In The Terrorist, author Harun explores the timely topic of Islamic jihad and terrorism from the viewpoint of young Middle Eastern men who have been approached to join a terrorist sleeper cell. The author, Harun (not to be confused with the prolific Harun Yahya) begins his story as the two young friends, students at King Abdullah University, are on holiday. They decide to check out a secret training camp that recruits boys from the nearby refugee camp. Their curiosity turns their little sightseeing trip into a life and death adventure.

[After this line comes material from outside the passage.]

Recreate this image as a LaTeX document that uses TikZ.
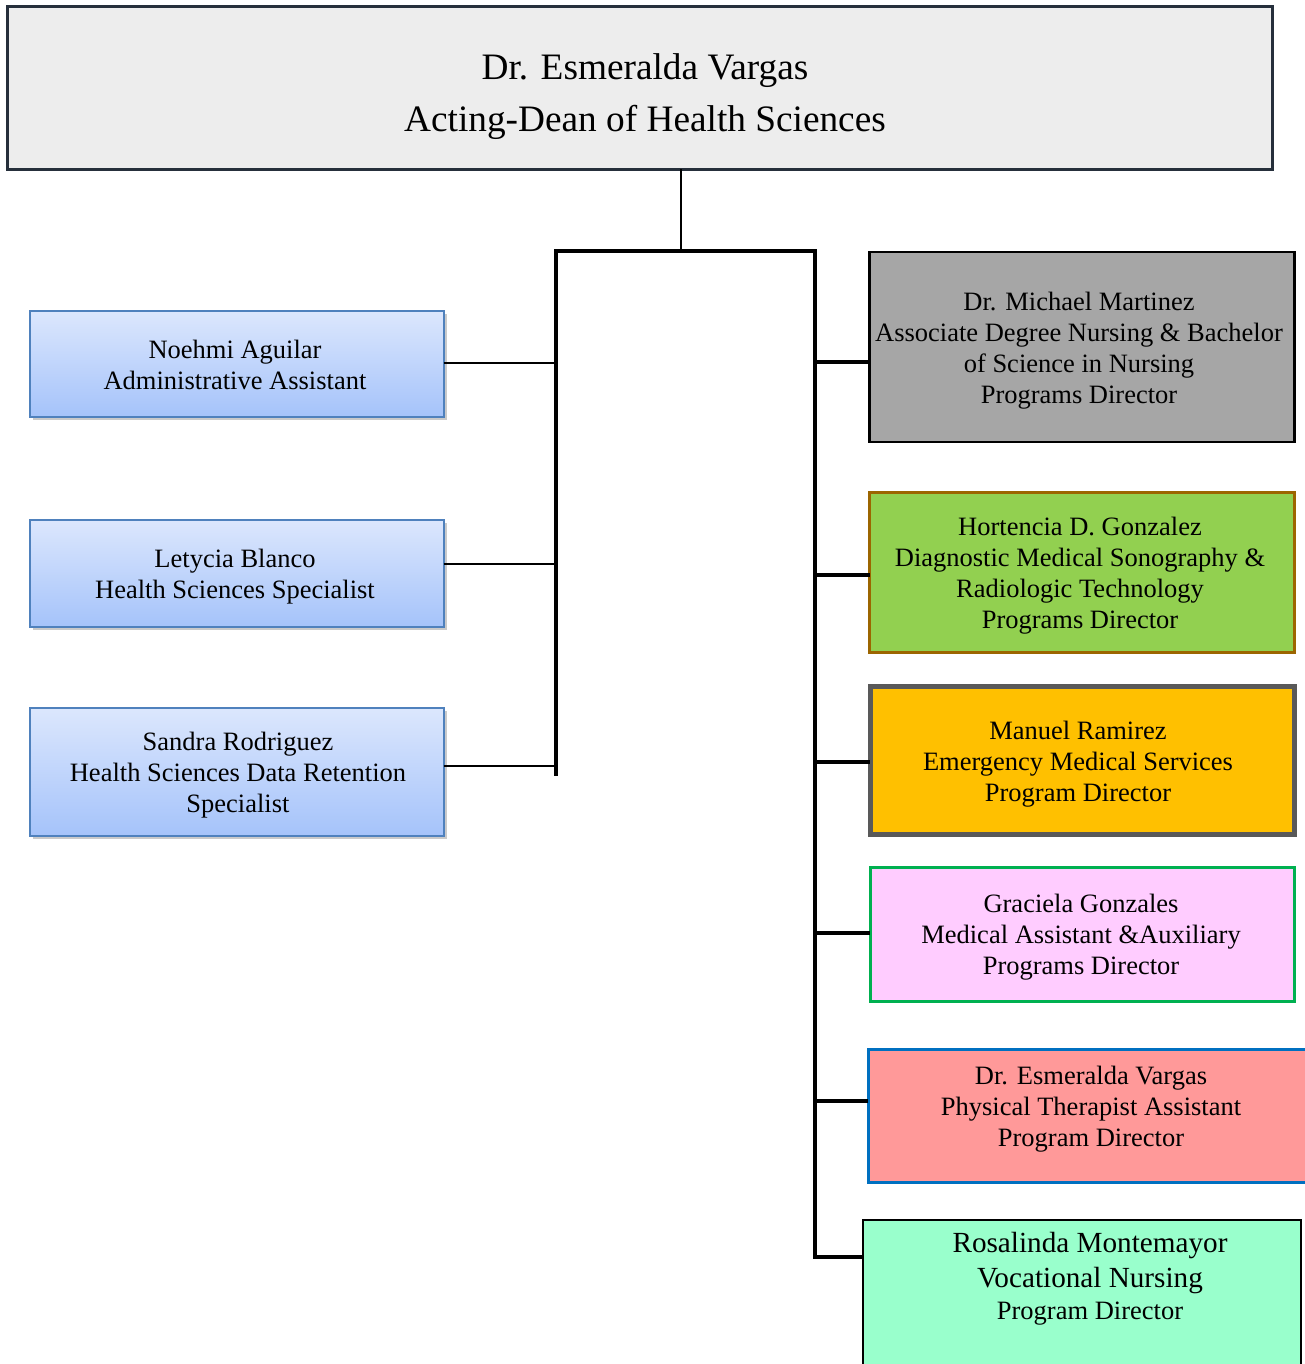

Naively, they enter the training camp and are immediately taken captive and forced to participate in a rigorous indoctrination program. Yazid, an academic rather than an athlete, fails to perform, is tortured repeatedly, and realizes that the terrorists will kill him. Ahmad succeeds in the training process long enough to find a way for both boys to escape. In a surprising twist, Ahmad becomes a terrorist warrior against the United States, while Yazid, after his recovery from torture and beatings, goes to America and begins classes at Columbia University in New York. There he meets a blacklisted CIA agent, the beautiful and feisty Cyra. When Ahmad shows up on his doorstep, Yazid is once again pulled into the terrorist group.
The potential for an exciting and enlightening read quickly evaporates due to amateur mistakes, spell check errors, and an omniscient narrator who tells everything (even what the dog thinks) rather than allowing the story to develop itself. This voice drones in a passive, banal monotone that delves only superficially into the stereotypical characters and their motivations. Out-of-character behavior fosters disbelief. For example, a friend in a bar gives a CIA agent buddy a round trip, all-expenses paid vacation to Dubai simply because the agent was bored. Sadly even exotic settings get short shrift. When describing the Atlantis in Dubai, one of the world’s most opulent and awe-inspiring architectural wonders, the author fails utterly. He writes, “The water formation was of Chihuly glass. It jutted upward from beneath the floor and erupted into a mighty spout at its zenith, its height and weight defying physics, its color and light defying brilliance.”
Fortunately, the uneven writing becomes more animated when the CIA agent takes center stage. Some discussion of politics in the Middle East and the West may briefly catch a reader’s interest. But the lack of depth, details, facts, and crafting will disappoint even the most ardent lover of adventure fiction.